Of course the enormous obstacle which hindered all parties in the struggle towards the freedom which when in the minority, each in turn longed for, was the entire identification of Church and State. Religion was politics and politics was religion. This was as true under the Parliament as it was under the King; as true of Presbyterianism as of Episcopacy. The control of the government was the aim, desired or dreaded which lay back, consciously or unconsciously, of almost every attempt to express or suppress religious opinion. It cannot be said that freedom was the direct object of any party. It was rather the incidental result of the quarrels of all parties. The fear of the establishment of popery by intrigue, constantly hung over the nation. Whichever party was in control-whether Charles or Cromwell, Laud or the Parliament, the Commonwealth or the Army-could for the time see little or nothing good in its opponents, and for the most part, when in power denied to others the very toleration for which, when it was oppressed, it had pleaded in vain.

Thus slowly as the authority, in that time of violent transition, went revolving round from King and Bishop, to Commonwealth and Protector, from the Presbyterianism of Parliament to the Independency of the Army, till it completed the circle and at the Restoration, came back to King and Bishop again, each party in turn experienced the dangerous responsibility of power and the misery and limitations of oppression, until the inconsistency and folly of attempting to coerce religious opinion and prescribe religious worship by a criminal code, gradually dawned on all hands, and liberty of conscience began to be realized as the only possible remedy for abuses, toleration the only possible foundation for a Christian state and civilization.

Of course it is the persecuted and not the persecutors— the under, and not the upper dog in the fight-who see the beauty of toleration and discover the most potent arguments in its behalf.
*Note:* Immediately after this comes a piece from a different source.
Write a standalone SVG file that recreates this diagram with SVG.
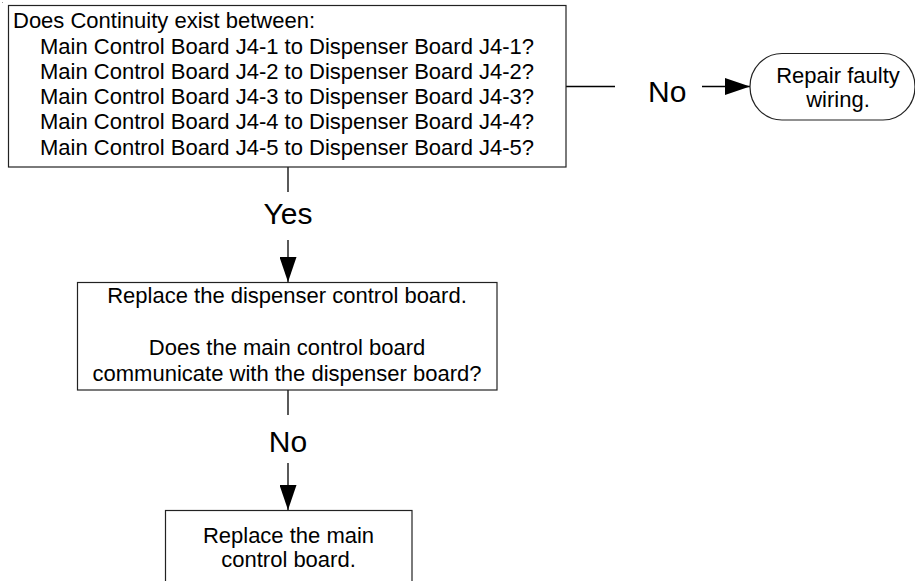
<svg xmlns="http://www.w3.org/2000/svg" width="915" height="581" viewBox="0 0 915 581">
<style>
  text { font-family: "Liberation Sans", Arial, sans-serif; fill: #000; }
  .t { font-size: 22px; }
  .lbl { font-size: 30px; }
  .box { fill: #fff; stroke: #222; stroke-width: 1.2; }
  .ln { fill: none; stroke: #000; stroke-width: 1.3; }
</style>
<defs>
  <marker id="ah" viewBox="0 0 25 17" refX="25" refY="8.5" markerWidth="25" markerHeight="17" markerUnits="userSpaceOnUse" orient="auto">
    <path d="M0,0 L25,8.5 L0,17 Z" fill="#000"/>
  </marker>
</defs>
<rect x="0" y="0" width="915" height="581" fill="#fff"/>
<rect x="2" y="2" width="1" height="1" fill="#999"/>

<g id="connectors">
  <line class="ln" x1="566" y1="86.5" x2="615" y2="86.5"/>
  <text class="lbl" x="648" y="102">No</text>
  <line class="ln" x1="702" y1="86.5" x2="750" y2="86.5" marker-end="url(#ah)"/>

  <line class="ln" x1="288" y1="167" x2="288" y2="192"/>
  <text class="lbl" x="288" y="224" text-anchor="middle">Yes</text>
  <line class="ln" x1="288" y1="240" x2="288" y2="282" marker-end="url(#ah)"/>

  <line class="ln" x1="288" y1="390" x2="288" y2="415"/>
  <text class="lbl" x="288" y="452" text-anchor="middle">No</text>
  <line class="ln" x1="288" y1="463" x2="288" y2="510" marker-end="url(#ah)"/>
</g>

<g id="node-continuity">
  <rect class="box" x="8.5" y="5.5" width="557.5" height="161.5"/>
  <text class="t" x="13" y="28">Does Continuity exist between:</text>
  <text class="t" x="40" y="54">Main Control Board J4-1 to Dispenser Board J4-1?</text>
  <text class="t" x="40" y="79">Main Control Board J4-2 to Dispenser Board J4-2?</text>
  <text class="t" x="40" y="104">Main Control Board J4-3 to Dispenser Board J4-3?</text>
  <text class="t" x="40" y="129">Main Control Board J4-4 to Dispenser Board J4-4?</text>
  <text class="t" x="40" y="155">Main Control Board J4-5 to Dispenser Board J4-5?</text>
</g>

<g id="node-repair">
  <rect class="box" x="750" y="53.5" width="165" height="66.5" rx="32" ry="33"/>
  <text class="t" x="838" y="83" text-anchor="middle">Repair faulty</text>
  <text class="t" x="838" y="107" text-anchor="middle">wiring.</text>
</g>

<g id="node-replace-dispenser">
  <rect class="box" x="77.5" y="282.5" width="419.5" height="107.5"/>
  <text class="t" x="287" y="303" text-anchor="middle">Replace the dispenser control board.</text>
  <text class="t" x="287" y="355" text-anchor="middle">Does the main control board</text>
  <text class="t" x="287" y="381" text-anchor="middle">communicate with the dispenser board?</text>
</g>

<g id="node-replace-main">
  <rect class="box" x="165.5" y="510.5" width="246.5" height="110"/>
  <text class="t" x="288.5" y="543" text-anchor="middle">Replace the main</text>
  <text class="t" x="288.5" y="567" text-anchor="middle">control board.</text>
</g>
</svg>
Hence it is generally among the Protestants; among the individuals and sects, who felt the impulse of the new learning and, beginning to exercise their newly found individualism and liberty, broke away from the established order and in consequence suffered for it-it is among these that we find the earliest and most pronounced advocates of freedom of religious opinion and action. They had little to lose. For the moment they did not have the responsibility of civil and ecclesiastical order, and the anxieties that always arise in connection with the practical solution of difficulties created by reformers.

Mr. Worley in his life of Taylor, properly remarks that the Liberty of Prophesying "would have been more valuable if it had been produced when the church was a persecutor instead of when she was persecuted": and it may be suggested that under such circumstances probably Taylor would never have written it, inasmuch as when the Church came into power at the Restoration, he apparently found

it inconvenient to practise the theories which he had advocated in its weakness.

Bishop Brooks in his little book on Tolerance somewhat too severely speaks of "the tolerance of Jeremy Taylor writing the Liberty of Prophesying when the Parliament were masters in the Land" as "the tolerance of helplessness; the acquiesence in the utterance of error because we cannot help ourselves; the tolerance of persecuted minorities." (Page 20.) "The book is the book of an ecclesiastic. It deals with the impossibility of compulsion as if, if it were possible, compulsion would not be so bad a thing." (Page 42.)

This is hardly fair. Taylor points out as clearly as anyone can that, in the nature of things, "it is unnatural and unreasonable to persecute disagreeing opinions. Unnatural: for understanding being a thing wholly spiritual cannot be restrained, and therefore neither punished by corporal afflictions. You may as well cure the

colic by brushing a man's clothes, or fill a man's belly with a syllogism." Yet we shall all agree with Bishop Brooks, when with great discernment, he remarks that "the Liberty of Prophesying had a place which neither of the other books [Williams and Milton], could have filled in English life and literature and religion."

So we leave the great Bishop of Connor and Down and his noble book, with the commendation, two centuries and a quarter later, of his scarcely less distinguished brother, the Bishop of Massachusetts.